┌─ DATASET ROWS
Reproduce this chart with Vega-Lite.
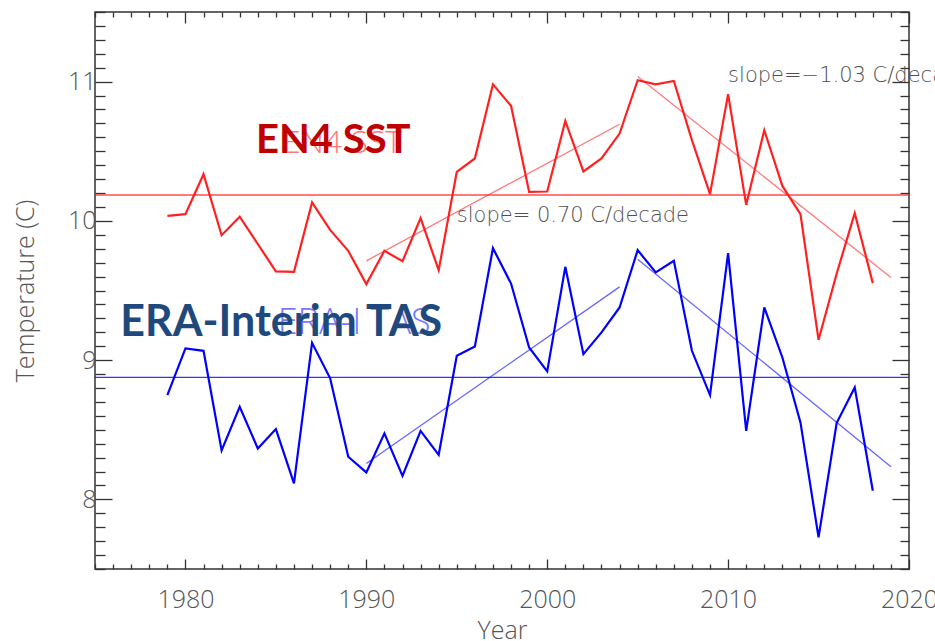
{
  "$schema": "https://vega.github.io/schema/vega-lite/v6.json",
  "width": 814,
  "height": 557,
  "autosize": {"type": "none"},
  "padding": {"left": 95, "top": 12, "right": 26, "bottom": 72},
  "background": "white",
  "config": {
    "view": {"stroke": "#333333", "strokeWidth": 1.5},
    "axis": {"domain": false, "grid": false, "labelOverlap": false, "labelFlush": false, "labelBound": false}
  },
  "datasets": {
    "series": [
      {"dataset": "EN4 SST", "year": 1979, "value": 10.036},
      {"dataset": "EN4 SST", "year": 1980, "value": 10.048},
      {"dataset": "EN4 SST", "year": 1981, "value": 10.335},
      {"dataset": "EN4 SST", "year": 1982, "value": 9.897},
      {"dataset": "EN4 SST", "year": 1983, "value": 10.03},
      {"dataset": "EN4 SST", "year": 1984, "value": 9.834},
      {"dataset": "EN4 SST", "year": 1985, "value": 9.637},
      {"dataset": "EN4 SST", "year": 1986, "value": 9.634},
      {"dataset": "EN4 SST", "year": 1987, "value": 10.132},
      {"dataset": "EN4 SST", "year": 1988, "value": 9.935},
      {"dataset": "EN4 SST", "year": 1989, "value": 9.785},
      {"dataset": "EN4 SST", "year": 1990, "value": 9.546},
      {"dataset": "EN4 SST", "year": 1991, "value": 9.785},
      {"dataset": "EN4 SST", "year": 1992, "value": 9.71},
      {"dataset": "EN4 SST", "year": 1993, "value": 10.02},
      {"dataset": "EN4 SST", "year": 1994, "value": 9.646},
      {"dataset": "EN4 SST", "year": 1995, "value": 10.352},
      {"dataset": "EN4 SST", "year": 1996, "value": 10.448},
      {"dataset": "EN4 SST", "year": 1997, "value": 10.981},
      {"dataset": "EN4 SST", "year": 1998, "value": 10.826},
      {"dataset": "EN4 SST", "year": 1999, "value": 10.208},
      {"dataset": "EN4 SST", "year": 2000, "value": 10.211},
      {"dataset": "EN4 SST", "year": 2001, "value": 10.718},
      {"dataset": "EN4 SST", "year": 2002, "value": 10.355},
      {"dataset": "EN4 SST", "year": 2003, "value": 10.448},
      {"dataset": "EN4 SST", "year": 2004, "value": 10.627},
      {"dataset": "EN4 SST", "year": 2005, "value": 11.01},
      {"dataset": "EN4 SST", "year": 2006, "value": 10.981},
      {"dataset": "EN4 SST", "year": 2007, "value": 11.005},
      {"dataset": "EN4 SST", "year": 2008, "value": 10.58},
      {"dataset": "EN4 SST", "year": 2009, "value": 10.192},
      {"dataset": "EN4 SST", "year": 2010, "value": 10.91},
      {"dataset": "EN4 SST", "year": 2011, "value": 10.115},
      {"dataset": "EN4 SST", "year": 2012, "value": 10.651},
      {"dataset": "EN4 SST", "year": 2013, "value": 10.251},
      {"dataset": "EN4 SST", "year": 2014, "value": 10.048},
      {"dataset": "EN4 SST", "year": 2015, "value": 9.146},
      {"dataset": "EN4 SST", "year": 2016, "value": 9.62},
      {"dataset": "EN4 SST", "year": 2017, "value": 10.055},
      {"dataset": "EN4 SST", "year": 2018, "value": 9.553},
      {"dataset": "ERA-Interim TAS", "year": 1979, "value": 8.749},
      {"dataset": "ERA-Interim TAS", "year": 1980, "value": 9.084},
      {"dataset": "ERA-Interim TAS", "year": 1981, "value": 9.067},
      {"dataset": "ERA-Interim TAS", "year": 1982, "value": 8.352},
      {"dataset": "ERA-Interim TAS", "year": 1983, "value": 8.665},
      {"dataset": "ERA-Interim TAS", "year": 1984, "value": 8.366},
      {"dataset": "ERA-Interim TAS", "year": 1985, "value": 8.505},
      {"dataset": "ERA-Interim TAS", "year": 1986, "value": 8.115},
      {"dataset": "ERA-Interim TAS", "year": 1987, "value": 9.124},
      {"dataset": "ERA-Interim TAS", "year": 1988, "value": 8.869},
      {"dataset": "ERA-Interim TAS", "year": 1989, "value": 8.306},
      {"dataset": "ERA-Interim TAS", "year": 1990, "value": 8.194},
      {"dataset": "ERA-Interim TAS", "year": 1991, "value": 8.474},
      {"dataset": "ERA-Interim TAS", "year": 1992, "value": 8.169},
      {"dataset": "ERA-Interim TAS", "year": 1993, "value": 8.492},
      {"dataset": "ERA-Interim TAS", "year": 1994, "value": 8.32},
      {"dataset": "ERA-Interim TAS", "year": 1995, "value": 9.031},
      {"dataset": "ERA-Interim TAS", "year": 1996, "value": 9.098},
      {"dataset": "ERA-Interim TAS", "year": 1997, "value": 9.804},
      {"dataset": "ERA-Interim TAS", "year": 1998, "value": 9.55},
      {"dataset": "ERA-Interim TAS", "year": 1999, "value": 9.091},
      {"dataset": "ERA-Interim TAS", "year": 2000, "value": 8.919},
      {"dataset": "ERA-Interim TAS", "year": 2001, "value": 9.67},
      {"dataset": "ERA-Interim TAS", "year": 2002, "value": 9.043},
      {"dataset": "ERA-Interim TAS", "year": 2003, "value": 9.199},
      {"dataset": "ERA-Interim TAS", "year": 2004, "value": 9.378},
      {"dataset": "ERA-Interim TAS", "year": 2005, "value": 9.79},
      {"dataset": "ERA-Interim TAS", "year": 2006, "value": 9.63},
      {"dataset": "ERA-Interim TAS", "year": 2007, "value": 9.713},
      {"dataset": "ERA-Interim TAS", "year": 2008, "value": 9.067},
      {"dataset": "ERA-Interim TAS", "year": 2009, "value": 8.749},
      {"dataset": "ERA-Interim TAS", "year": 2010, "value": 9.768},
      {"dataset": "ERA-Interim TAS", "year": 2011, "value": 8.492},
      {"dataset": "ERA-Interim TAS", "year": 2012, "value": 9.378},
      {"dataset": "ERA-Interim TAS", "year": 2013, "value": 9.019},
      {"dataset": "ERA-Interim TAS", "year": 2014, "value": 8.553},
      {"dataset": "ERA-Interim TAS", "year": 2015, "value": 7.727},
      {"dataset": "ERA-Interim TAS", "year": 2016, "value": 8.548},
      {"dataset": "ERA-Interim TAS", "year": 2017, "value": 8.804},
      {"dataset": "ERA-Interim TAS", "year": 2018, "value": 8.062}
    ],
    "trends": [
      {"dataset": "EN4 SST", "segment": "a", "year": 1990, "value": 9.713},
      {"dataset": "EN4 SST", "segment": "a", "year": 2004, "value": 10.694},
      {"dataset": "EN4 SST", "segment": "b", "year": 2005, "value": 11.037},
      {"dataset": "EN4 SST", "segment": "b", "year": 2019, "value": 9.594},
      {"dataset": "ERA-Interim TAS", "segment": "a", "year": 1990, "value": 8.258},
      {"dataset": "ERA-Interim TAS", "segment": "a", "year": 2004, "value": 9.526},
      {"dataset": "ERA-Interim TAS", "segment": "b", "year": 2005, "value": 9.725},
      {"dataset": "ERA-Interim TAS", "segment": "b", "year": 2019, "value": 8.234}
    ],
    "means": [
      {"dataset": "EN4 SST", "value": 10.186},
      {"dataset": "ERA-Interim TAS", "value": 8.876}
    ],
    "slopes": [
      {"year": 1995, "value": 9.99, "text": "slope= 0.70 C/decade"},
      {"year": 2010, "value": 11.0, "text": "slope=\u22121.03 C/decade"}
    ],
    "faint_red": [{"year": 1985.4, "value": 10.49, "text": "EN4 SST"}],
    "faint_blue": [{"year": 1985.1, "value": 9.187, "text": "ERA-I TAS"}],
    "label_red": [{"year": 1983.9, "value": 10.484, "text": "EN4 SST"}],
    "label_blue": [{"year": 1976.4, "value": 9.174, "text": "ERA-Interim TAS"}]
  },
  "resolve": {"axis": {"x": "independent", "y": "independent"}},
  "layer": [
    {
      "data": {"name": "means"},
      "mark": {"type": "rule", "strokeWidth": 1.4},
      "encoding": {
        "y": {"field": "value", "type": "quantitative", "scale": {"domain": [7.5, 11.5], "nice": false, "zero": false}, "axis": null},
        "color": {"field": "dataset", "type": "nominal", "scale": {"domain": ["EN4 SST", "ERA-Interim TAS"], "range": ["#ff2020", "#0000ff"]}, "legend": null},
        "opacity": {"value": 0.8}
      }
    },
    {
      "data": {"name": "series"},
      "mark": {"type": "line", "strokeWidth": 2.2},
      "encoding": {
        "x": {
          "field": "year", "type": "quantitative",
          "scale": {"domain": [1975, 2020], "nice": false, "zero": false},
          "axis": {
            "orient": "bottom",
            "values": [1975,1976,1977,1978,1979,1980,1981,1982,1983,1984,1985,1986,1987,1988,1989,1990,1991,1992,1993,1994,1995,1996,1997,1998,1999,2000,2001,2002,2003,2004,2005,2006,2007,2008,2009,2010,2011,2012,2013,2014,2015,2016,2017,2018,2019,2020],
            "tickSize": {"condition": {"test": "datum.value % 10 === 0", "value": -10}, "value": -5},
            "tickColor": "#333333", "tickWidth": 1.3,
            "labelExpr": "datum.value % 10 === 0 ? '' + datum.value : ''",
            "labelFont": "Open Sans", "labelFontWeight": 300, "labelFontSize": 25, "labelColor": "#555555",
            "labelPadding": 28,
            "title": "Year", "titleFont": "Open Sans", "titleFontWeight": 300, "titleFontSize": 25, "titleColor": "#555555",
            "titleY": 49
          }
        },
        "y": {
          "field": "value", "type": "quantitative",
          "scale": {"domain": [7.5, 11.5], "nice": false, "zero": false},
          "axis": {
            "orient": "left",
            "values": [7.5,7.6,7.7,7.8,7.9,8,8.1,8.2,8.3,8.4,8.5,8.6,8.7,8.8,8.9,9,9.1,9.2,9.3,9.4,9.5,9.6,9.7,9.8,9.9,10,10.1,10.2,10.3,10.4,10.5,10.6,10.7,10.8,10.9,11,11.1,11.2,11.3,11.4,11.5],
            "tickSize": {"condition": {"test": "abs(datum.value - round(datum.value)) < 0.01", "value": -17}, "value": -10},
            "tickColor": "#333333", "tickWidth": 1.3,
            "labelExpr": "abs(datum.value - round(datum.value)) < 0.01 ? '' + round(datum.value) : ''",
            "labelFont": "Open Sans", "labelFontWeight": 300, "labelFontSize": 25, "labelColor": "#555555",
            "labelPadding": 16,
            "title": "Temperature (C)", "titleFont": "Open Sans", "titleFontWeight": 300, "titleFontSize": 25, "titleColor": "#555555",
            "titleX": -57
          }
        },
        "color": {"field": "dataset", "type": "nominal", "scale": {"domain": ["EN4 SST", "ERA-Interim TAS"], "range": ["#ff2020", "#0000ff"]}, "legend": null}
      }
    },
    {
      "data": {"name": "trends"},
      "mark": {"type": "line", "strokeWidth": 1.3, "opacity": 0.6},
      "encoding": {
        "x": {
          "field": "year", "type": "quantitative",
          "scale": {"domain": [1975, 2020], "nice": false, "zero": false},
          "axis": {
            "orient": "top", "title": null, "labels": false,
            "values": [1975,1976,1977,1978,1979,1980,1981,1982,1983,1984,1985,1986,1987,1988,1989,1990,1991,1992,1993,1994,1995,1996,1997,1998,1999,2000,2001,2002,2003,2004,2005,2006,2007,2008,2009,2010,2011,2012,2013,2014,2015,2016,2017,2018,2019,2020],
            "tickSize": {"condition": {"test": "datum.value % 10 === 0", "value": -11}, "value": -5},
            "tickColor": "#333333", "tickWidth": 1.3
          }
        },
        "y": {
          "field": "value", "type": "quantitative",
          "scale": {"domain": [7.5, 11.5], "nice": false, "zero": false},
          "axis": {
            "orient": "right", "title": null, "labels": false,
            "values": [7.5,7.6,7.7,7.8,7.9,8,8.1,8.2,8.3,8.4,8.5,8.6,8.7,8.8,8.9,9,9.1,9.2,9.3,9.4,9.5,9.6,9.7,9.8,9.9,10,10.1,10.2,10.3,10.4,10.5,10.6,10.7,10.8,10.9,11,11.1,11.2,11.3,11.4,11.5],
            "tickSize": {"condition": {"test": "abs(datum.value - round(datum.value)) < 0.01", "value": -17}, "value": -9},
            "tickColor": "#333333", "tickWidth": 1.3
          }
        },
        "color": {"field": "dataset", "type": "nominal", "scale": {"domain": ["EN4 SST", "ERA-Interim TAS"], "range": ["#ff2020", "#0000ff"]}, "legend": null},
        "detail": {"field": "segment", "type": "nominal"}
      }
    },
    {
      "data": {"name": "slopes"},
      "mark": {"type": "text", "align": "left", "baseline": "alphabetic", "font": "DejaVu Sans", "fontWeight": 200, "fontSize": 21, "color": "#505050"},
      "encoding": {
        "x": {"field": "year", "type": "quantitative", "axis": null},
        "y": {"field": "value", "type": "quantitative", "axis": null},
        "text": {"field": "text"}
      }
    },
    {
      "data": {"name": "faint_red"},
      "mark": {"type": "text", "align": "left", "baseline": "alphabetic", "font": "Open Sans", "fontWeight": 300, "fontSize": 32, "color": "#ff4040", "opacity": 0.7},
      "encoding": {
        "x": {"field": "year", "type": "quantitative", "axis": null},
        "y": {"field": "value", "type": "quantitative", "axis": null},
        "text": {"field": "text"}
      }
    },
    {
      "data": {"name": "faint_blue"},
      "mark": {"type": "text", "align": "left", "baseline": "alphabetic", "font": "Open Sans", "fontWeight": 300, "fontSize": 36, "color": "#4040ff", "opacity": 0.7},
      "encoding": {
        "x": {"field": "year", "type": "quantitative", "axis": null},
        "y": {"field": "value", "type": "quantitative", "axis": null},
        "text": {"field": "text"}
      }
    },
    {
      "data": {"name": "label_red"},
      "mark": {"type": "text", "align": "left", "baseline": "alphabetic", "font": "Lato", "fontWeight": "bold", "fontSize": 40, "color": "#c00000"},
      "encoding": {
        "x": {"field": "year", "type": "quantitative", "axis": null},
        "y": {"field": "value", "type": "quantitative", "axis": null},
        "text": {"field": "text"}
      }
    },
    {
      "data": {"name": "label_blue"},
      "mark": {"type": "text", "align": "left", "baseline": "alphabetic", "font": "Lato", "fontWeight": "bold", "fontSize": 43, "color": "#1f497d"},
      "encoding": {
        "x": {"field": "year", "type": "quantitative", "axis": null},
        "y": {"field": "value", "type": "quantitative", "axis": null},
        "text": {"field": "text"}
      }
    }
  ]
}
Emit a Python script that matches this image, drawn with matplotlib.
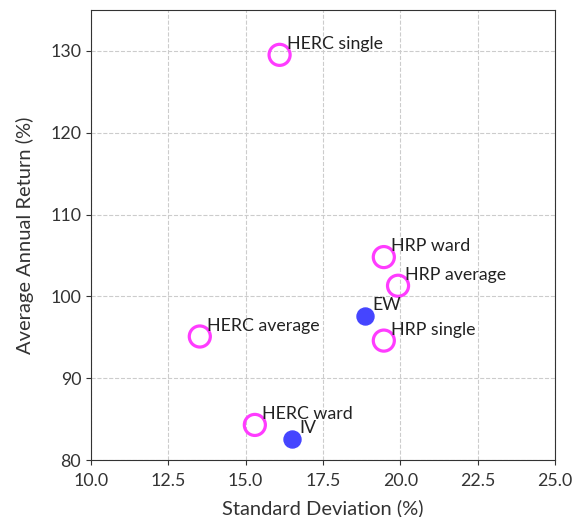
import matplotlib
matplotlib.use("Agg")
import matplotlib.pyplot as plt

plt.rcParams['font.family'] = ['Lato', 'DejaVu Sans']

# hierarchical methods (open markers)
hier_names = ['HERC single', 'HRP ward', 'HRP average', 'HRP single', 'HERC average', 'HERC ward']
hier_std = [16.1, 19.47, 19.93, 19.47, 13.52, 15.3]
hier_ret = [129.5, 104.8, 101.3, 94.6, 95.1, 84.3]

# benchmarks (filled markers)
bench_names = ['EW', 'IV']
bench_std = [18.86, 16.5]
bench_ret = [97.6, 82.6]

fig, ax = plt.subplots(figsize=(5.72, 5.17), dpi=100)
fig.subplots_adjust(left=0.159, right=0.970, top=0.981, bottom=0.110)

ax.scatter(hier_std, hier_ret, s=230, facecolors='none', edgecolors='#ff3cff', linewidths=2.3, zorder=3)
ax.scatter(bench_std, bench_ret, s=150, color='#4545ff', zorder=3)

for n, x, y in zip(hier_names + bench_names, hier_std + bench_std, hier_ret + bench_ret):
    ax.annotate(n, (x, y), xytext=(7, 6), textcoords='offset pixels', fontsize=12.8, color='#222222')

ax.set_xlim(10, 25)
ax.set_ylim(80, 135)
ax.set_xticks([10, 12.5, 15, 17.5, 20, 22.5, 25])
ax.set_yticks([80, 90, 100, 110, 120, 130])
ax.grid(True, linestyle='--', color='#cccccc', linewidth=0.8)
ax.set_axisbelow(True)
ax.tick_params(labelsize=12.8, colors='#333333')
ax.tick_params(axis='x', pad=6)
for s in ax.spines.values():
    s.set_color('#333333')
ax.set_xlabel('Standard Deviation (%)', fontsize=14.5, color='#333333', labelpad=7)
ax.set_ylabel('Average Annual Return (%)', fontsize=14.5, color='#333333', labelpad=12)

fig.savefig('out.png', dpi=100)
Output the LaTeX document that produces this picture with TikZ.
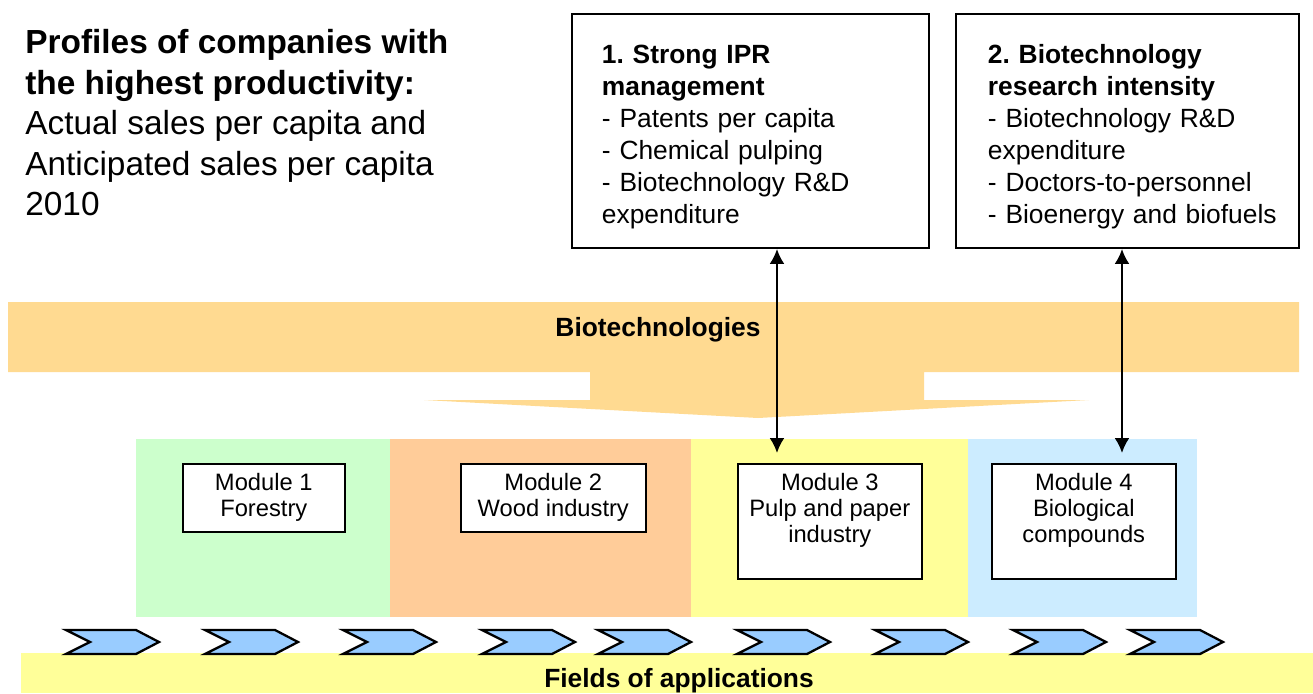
└─
## SHORT EXERCISE
Leave the pictures out, and transcribe exactly the lines above starting at the one that contains "Emit a Python" and ending at the one that contains "right=0.970, top=0.981, bottom=0.110)".

## EXERCISE RESULT
Emit a Python script that matches this image, drawn with matplotlib.
import matplotlib
matplotlib.use("Agg")
import matplotlib.pyplot as plt

plt.rcParams['font.family'] = ['Lato', 'DejaVu Sans']

# hierarchical methods (open markers)
hier_names = ['HERC single', 'HRP ward', 'HRP average', 'HRP single', 'HERC average', 'HERC ward']
hier_std = [16.1, 19.47, 19.93, 19.47, 13.52, 15.3]
hier_ret = [129.5, 104.8, 101.3, 94.6, 95.1, 84.3]

# benchmarks (filled markers)
bench_names = ['EW', 'IV']
bench_std = [18.86, 16.5]
bench_ret = [97.6, 82.6]

fig, ax = plt.subplots(figsize=(5.72, 5.17), dpi=100)
fig.subplots_adjust(left=0.159, right=0.970, top=0.981, bottom=0.110)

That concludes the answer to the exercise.